= KK Mart terrorist attacks =

Terrorist Incident

The KK Mart Terrorist Attacks refer to a series of coordinated firebombing incidents targeting KK Super Mart outlets across Malaysia between January and April 2024. These attacks raised significant concerns about domestic terrorism and public safety.

== Background ==
KK Super Mart is a prominent convenience store chain in Malaysia, known for its widespread presence. The chain became the focal point of a series of violent attacks involving Molotov cocktails, leading to heightened fears and calls for stringent action against domestic terrorism.

== Chronology of Attacks ==

=== March 26, 2024: First KK Mart Attack ===
A KK Super Mart outlet in Bidor, Perak, was targeted at approximately 5:35 a.m. The assailants used a Molotov cocktail, causing damage to the store's exterior. No injuries were reported.

=== March 30, 2024: Second KK Mart Attack ===
Another KK Super Mart in Sungai Isap, Kuantan, Pahang, was attacked at around 5 a.m. The firebomb caused a fire at the store's entrance, which was promptly extinguished by the staff, preventing further damage.

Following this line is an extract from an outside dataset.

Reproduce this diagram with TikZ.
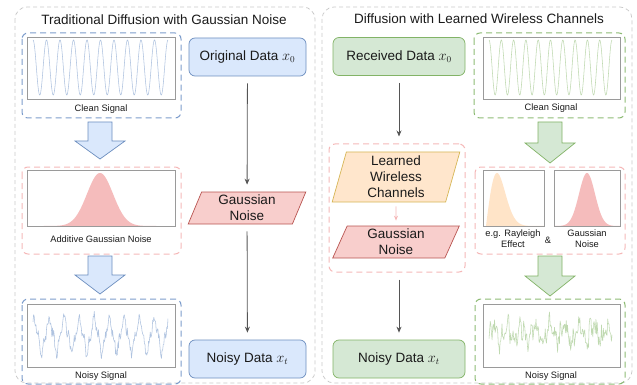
\documentclass[tikz,border=0pt]{standalone}
\usepackage{fontspec}
\setmainfont{Liberation Sans}
\usetikzlibrary{shapes.geometric,arrows.meta}
\definecolor{bfill}{HTML}{DAE8FC}
\definecolor{bline}{HTML}{6C8EBF}
\definecolor{bdashc}{HTML}{7C9CCB}
\definecolor{gfill}{HTML}{D5E8D4}
\definecolor{gline}{HTML}{82B366}
\definecolor{gdashc}{HTML}{8DBB74}
\definecolor{rfill}{HTML}{F8CECC}
\definecolor{rline}{HTML}{B85450}
\definecolor{ofill}{HTML}{FFE6CC}
\definecolor{oline}{HTML}{D6B656}
\definecolor{pdashc}{HTML}{F5B8B8}
\definecolor{grayout}{HTML}{C8C8C8}
\definecolor{arrowc}{HTML}{555555}
\definecolor{bsig}{HTML}{AFC3E0}
\definecolor{gsig}{HTML}{BFD9B0}
\definecolor{pinkc}{HTML}{F5BCBC}
\definecolor{peach}{HTML}{FFE4C8}
\definecolor{framec}{HTML}{9A9A9A}
\definecolor{txt}{HTML}{1A1A1A}
\newcommand\ftitle{\fontsize{13.5}{16}\selectfont}
\newcommand\fbigtext{\fontsize{13.5}{16}\selectfont}
\newcommand\fsmalltext{\fontsize{9.3}{11}\selectfont}
\newcommand\myblockarrow[6]{\draw[fill=#5, draw=#6, line width=0.7pt, line join=miter] ({#1-12},#2) -- ({#1+12},#2) -- ({#1+12},#3) -- ({#1+25},#3) -- (#1,#4) -- ({#1-25},#3) -- ({#1-12},#3) -- cycle;}
\begin{document}
\begin{tikzpicture}[x=1pt,y=-1pt,
  outerbox/.style={draw=grayout, dash pattern=on 4pt off 3pt, rounded corners=12pt, line width=0.7pt},
  bdash/.style={draw=bdashc, dash pattern=on 6pt off 4pt, rounded corners=6pt, line width=1pt},
  gdash/.style={draw=gdashc, dash pattern=on 6pt off 4pt, rounded corners=6pt, line width=1pt},
  pdash/.style={draw=pdashc, dash pattern=on 6pt off 4pt, rounded corners=6pt, line width=1pt},
  framebox/.style={draw=framec, line width=0.6pt},
  databox/.style={rectangle, rounded corners=6pt, line width=0.7pt, minimum height=38pt, font=\fbigtext, text=txt, align=center},
  bbox/.style={databox, fill=bfill, draw=bline, minimum width=117pt},
  gbox/.style={databox, fill=gfill, draw=gline, minimum width=132pt},
  para/.style={trapezium, trapezium stretches=true, trapezium left angle=72, trapezium right angle=108, minimum height=32pt, align=center, font=\fbigtext, text=txt, inner sep=0pt, line width=0.7pt},
  conn/.style={draw=arrowc, line width=0.8pt, -{Stealth[length=6pt,width=5pt]}, shorten <=7pt, shorten >=7pt},
  lbl/.style={font=\fsmalltext, text=txt, align=center, inner sep=0pt},
  ttl/.style={font=\ftitle, text=txt, inner sep=0pt}
]
\useasboundingbox (0,0) rectangle (637,385);
\pgfmathsetseed{7}

% outer boxes
\draw[outerbox] (15,7) rectangle (315,383);
\draw[outerbox] (322,7) rectangle (632,383);
\node[ttl] (t1) at (164,20) {Traditional Diffusion with Gaussian Noise};
\node[ttl] (t2) at (479,19) {Diffusion with Learned Wireless Channels};

% ---------- LEFT PANEL ----------
% clean signal
\draw[bdash] (22,33) rectangle (181,118);
\draw[framebox, fill=white] (27,37) rectangle (175,99);
\draw[bsig, line width=0.55pt] plot[domain=0:10, samples=300] ({33+13.5*\x}, {67.5-27.5*cos(360*\x)});
\node[lbl] (cs1) at (101,109) {Clean Signal};

\myblockarrow{100}{122}{141}{159}{bfill}{bline}

% additive gaussian
\draw[pdash] (22,167) rectangle (181,254);
\draw[fill=white, draw=none] (27,170) rectangle (175,226);
\fill[pinkc] plot[domain=27:175, samples=150] (\x, {226-53*exp(-((\x-100)/13)*((\x-100)/13)/2)}) -- cycle;
\draw[framebox] (27,170) rectangle (175,226);
\node[lbl] (agn) at (101,239) {Additive Gaussian Noise};

\myblockarrow{100}{256}{275}{294}{bfill}{bline}

% noisy signal
\draw[bdash] (22,299) rectangle (181,384);
\draw[framebox, fill=white] (27,304) rectangle (175,367);
\draw[bsig, line width=0.55pt, line join=round] plot[domain=0:9, samples=230] ({33+15*\x}, {335-15*sin(360*\x+60)-4*sin(1080*\x+20)+5*rand});
\node[lbl] (ns1) at (101,376) {Noisy Signal};

% flow
\node[bbox] (o0) at (247.5,57) {Original Data $x_0$};
\node[para, fill=rfill, draw=rline, minimum width=118pt] (gn1) at (247,208) {Gaussian\\Noise};
\node[bbox] (n0) at (247.5,359) {Noisy Data $x_t$};
\draw[conn] (o0) -- (gn1);
\draw[conn] (gn1) -- (n0);

% ---------- RIGHT PANEL ----------
\node[gbox] (rc) at (399,56.5) {Received Data $x_0$};
\node[pdash, rectangle, minimum width=136pt, minimum height=128pt, inner sep=0pt] (grp) at (397,208) {};
\node[para, fill=ofill, draw=oline, minimum width=128pt, minimum height=50pt, trapezium left angle=79, trapezium right angle=101] (lwc) at (396,177) {Learned\\Wireless\\Channels};
\node[para, fill=rfill, draw=rline, minimum width=127pt] (gn2) at (396,242) {Gaussian\\Noise};
\node[gbox] (nr) at (399,359) {Noisy Data $x_t$};
\draw[conn] (rc) -- (rc |- grp.north);
\draw[conn] (rc |- grp.south) -- (nr);
\draw[draw=pdashc, line width=0.8pt, -{Stealth[length=5pt,width=4pt]}, shorten <=4pt, shorten >=5pt] (lwc) -- (gn2);

% clean signal right
\draw[gdash] (474,33) rectangle (625,118);
\draw[framebox, fill=white] (483,37) rectangle (620,99);
\draw[gsig, line width=0.55pt] plot[domain=0:10, samples=300] ({489+12.3*\x}, {67.5-27.5*cos(360*\x)});
\node[lbl] (cs2) at (551,108) {Clean Signal};

\myblockarrow{550}{122}{143}{163}{gfill}{gline}

% channel effects
\draw[pdash] (475,167) rectangle (625,254);
\draw[fill=white, draw=none] (483,170) rectangle (544,226);
\fill[peach] plot[domain=486:544, samples=120] (\x, {226-53*((\x-486)/11)*exp((1-((\x-486)/11)*((\x-486)/11))/2)}) -- cycle;
\draw[framebox] (483,170) rectangle (544,226);
\draw[fill=white, draw=none] (554,170) rectangle (620,226);
\fill[pinkc] plot[domain=554:620, samples=120] (\x, {226-53*exp(-((\x-587)/8)*((\x-587)/8)/2)}) -- cycle;
\draw[framebox] (554,170) rectangle (620,226);
\node[lbl] (ray) at (513,238.5) {e.g. Rayleigh\\Effect};
\node[lbl] (amp) at (548,240) {\&};
\node[lbl] (gnl) at (587,238.5) {Gaussian\\Noise};

\myblockarrow{550}{256}{276}{296}{gfill}{gline}

% noisy signal right
\draw[gdash] (475,299) rectangle (625,384);
\draw[framebox, fill=white] (483,304) rectangle (620,367);
\draw[gsig, line width=0.55pt, line join=round] plot[domain=0:123, samples=200] ({489+\x}, {333-7*sin(\x*25)-5*sin(\x*61+30)-3*sin(\x*97)+9*rand});
\node[lbl] (ns2) at (551,376) {Noisy Signal};
\end{tikzpicture}
\end{document}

=== April 1, 2024: Third KK Mart Attack ===
A third attack occurred in Taman Melawati, Kuala Lumpur, when another KK Super Mart outlet was targeted with a Molotov cocktail at around 7:45 a.m. The store's entrance suffered minor damage, but no injuries were reported. The Wangsa Maju police launched an immediate investigation and reviewed CCTV footage to identify the perpetrators.

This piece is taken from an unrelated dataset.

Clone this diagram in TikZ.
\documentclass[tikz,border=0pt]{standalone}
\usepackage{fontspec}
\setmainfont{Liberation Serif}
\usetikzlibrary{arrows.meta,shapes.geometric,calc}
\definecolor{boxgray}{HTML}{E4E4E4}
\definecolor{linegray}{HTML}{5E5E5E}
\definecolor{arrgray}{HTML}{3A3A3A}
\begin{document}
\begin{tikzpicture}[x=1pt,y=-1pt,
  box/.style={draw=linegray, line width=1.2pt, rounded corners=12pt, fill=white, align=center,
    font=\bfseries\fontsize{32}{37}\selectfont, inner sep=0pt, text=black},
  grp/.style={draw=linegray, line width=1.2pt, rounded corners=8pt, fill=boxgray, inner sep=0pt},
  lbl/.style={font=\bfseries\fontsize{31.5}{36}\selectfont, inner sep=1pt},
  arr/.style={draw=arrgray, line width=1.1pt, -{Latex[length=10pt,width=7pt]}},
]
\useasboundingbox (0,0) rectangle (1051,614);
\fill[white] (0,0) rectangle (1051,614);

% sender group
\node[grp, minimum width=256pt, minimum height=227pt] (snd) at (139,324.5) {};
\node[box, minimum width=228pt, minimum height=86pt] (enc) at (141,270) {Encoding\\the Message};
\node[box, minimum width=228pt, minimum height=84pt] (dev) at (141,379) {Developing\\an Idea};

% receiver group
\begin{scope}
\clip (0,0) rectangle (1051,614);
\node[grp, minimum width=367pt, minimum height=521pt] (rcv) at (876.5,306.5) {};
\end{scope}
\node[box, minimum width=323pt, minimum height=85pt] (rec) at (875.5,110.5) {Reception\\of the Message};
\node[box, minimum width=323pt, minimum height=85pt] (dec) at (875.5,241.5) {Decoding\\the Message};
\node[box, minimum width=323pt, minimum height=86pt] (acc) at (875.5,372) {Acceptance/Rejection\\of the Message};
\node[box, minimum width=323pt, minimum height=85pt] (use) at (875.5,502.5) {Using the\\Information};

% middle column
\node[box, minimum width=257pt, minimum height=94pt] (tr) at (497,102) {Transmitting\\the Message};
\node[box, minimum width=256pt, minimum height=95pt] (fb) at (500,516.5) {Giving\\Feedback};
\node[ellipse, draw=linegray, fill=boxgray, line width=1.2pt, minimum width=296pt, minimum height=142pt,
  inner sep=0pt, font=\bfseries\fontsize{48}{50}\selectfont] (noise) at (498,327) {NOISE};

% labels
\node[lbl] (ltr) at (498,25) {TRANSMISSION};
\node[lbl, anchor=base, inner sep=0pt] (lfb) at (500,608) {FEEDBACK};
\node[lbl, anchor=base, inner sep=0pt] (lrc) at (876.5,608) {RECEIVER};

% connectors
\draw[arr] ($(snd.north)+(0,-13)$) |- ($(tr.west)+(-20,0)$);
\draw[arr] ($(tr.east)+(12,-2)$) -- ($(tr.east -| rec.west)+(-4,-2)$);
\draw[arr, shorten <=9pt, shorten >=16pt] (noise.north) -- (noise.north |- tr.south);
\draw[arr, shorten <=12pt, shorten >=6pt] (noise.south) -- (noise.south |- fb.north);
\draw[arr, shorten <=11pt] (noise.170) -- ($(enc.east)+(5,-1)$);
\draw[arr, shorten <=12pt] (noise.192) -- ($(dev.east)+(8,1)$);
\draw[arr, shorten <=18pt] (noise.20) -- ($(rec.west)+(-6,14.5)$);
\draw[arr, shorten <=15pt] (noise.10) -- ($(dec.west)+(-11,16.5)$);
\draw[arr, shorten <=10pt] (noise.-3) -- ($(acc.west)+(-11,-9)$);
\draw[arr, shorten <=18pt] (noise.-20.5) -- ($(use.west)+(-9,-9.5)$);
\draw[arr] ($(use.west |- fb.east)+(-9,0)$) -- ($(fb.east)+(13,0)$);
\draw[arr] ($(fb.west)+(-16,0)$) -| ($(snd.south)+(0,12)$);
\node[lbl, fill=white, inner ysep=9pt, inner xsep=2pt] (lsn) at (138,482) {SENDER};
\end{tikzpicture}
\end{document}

=== April 6, 2024: Arrest of UMNO Youth Chief Akmal Saleh ===
On April 6, 2024, UMNO Youth Chief Muhamad Akmal Saleh was arrested in Sabah amid rising tensions following the KK Mart attacks. His detention led to widespread political reactions, with some party leaders calling for his immediate release, while others supported law enforcement efforts to curb any activities linked to the attacks. Authorities have not disclosed whether his arrest was directly related to the KK Mart firebombings.

== Government and Public Response ==
The attacks prompted strong reactions from government officials and the public:

- National Unity Minister Datuk Aaron Ago Dagang emphasized the necessity of bringing the perpetrators to justice, stating that such acts threaten the peace and security of Malaysia's multiethnic and multireligious communities. He urged all parties to avoid actions that could incite racial tensions.
- Tuaran MP, Datuk Seri Wilfred Madius Tangau, called for immediate action from top government officials, including the Prime Minister and Home Minister, to curb domestic terrorism.
- DAP Chairman Lim Guan Eng urged Prime Minister Datuk Seri Anwar Ibrahim to convene an urgent National Security Council (NSC) meeting to address the escalating situation. He expressed concern over the attacks spreading to regions known for their unity and tolerance.